MATERIAL SUPPLIED |
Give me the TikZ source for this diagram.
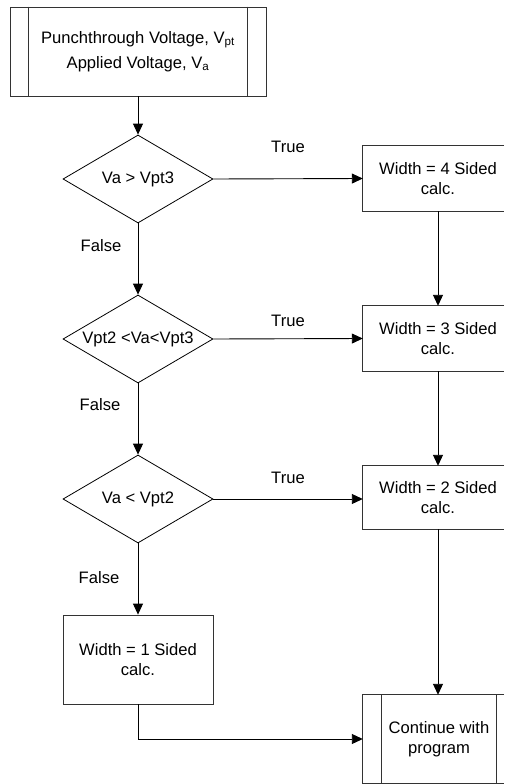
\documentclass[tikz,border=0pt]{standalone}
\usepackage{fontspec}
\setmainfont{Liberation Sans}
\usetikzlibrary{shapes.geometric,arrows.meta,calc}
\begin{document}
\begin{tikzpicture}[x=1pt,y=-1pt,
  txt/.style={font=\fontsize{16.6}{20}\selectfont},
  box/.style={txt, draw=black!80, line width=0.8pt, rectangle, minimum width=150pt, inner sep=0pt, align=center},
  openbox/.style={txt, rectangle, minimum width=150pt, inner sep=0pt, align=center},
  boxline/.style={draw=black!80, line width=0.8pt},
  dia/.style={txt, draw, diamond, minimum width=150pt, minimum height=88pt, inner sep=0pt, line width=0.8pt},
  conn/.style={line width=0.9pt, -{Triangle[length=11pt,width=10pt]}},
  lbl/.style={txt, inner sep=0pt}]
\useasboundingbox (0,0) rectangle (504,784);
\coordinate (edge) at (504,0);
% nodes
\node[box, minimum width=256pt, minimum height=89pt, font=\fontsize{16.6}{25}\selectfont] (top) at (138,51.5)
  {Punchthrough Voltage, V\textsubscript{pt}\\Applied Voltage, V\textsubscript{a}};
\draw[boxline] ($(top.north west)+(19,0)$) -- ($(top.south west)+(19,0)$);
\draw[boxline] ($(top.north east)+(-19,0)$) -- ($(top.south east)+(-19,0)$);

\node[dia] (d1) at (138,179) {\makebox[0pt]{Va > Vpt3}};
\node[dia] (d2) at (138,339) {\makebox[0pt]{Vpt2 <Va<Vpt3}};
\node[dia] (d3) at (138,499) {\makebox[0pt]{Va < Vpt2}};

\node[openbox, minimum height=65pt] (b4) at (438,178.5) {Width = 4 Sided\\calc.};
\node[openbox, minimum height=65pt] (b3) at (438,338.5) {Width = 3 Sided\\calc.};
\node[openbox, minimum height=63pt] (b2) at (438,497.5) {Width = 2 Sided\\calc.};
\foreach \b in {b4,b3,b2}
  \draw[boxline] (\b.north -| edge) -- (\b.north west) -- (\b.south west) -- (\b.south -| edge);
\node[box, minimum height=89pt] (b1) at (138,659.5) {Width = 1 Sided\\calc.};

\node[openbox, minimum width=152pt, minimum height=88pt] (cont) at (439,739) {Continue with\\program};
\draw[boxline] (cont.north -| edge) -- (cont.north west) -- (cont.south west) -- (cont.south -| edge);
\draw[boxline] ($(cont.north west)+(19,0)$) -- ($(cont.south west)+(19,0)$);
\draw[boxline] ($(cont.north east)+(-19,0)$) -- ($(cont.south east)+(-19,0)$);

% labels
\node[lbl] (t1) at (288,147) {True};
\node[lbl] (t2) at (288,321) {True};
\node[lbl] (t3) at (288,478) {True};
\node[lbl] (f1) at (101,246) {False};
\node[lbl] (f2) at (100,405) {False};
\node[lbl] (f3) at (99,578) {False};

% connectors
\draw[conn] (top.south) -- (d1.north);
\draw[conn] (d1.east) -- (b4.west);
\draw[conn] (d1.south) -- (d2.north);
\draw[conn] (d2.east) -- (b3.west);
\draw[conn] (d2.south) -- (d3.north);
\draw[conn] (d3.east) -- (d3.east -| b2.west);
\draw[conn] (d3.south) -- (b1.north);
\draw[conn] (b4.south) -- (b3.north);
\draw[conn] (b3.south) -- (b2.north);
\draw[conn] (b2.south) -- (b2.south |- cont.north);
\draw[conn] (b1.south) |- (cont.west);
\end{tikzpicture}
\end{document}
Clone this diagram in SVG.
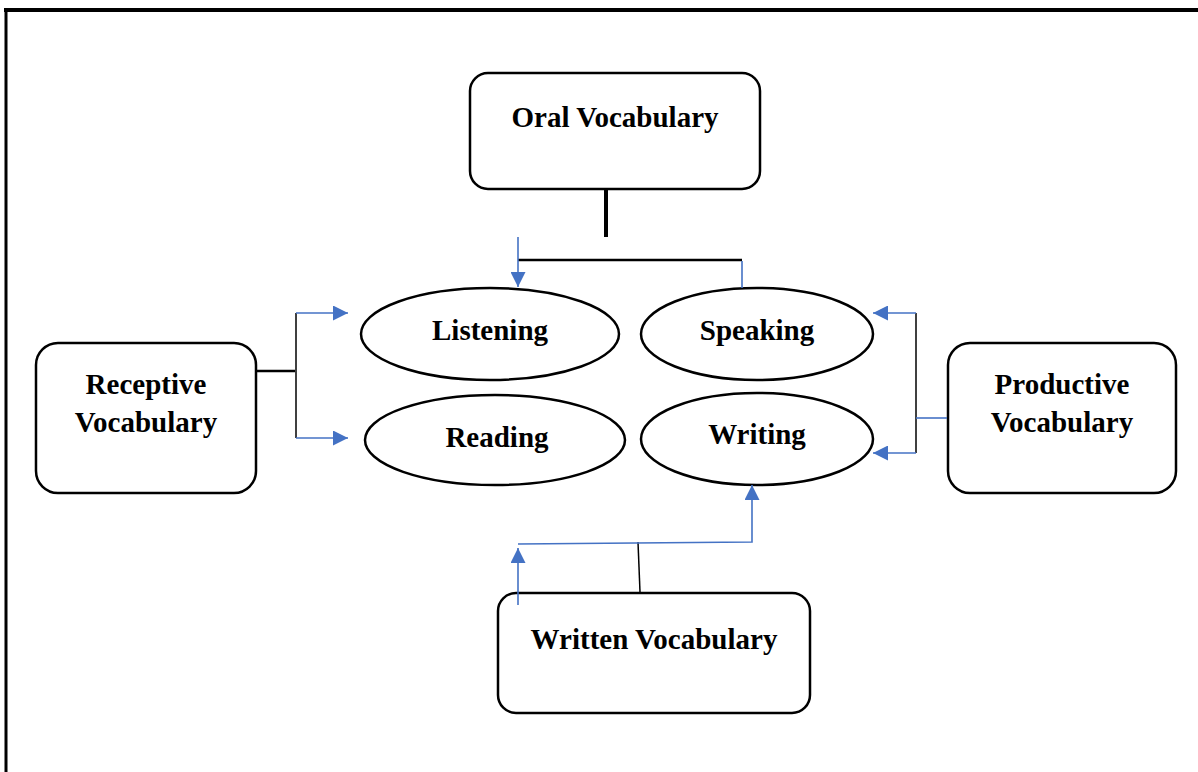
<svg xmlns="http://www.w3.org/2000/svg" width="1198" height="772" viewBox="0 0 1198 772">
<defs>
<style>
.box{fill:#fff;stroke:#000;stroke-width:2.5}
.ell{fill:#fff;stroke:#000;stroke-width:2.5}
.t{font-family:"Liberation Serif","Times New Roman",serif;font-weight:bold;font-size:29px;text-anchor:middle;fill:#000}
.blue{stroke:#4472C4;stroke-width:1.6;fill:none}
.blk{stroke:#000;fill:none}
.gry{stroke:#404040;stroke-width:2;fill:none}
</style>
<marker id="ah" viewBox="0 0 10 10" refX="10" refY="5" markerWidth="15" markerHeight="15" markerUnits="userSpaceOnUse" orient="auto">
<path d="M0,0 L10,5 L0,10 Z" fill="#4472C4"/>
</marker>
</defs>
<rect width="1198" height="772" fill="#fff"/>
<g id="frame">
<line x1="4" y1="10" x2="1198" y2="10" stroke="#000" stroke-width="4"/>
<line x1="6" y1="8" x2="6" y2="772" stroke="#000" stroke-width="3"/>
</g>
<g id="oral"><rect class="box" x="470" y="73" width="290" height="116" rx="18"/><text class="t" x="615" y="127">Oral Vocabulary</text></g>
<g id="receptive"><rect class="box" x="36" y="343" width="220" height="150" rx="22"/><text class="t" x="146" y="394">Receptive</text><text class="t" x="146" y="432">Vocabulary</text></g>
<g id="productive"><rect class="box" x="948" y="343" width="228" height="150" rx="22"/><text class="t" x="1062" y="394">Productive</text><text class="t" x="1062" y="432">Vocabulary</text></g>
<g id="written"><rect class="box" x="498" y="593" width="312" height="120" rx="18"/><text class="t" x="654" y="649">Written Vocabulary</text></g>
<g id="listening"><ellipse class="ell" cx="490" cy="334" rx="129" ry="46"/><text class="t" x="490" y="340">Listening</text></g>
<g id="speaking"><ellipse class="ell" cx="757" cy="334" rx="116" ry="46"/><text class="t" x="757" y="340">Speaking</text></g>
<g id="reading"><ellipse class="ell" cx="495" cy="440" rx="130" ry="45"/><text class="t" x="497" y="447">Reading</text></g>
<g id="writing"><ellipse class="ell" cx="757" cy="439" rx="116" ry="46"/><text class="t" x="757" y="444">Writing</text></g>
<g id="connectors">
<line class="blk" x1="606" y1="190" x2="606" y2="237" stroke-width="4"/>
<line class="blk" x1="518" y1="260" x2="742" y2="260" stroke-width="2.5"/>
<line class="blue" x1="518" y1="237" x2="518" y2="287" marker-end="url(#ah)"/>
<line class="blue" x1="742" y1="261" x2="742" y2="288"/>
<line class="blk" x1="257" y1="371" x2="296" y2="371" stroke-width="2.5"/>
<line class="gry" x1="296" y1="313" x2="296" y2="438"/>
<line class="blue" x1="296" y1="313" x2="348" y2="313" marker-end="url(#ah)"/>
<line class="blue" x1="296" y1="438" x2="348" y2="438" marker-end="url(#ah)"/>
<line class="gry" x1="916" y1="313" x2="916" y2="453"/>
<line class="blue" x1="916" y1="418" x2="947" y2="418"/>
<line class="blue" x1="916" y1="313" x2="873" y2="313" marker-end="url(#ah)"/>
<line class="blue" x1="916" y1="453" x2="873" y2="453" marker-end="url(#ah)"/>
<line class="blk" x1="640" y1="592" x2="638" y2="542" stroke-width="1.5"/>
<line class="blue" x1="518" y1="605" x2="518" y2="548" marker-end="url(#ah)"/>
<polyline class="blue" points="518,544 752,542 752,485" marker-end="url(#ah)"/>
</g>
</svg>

GOAL | Copy each line of the entries that includes the word "this".

SOLUTION TO THE EXERCISE |
Give me the TikZ source for this diagram.
Clone this diagram in SVG.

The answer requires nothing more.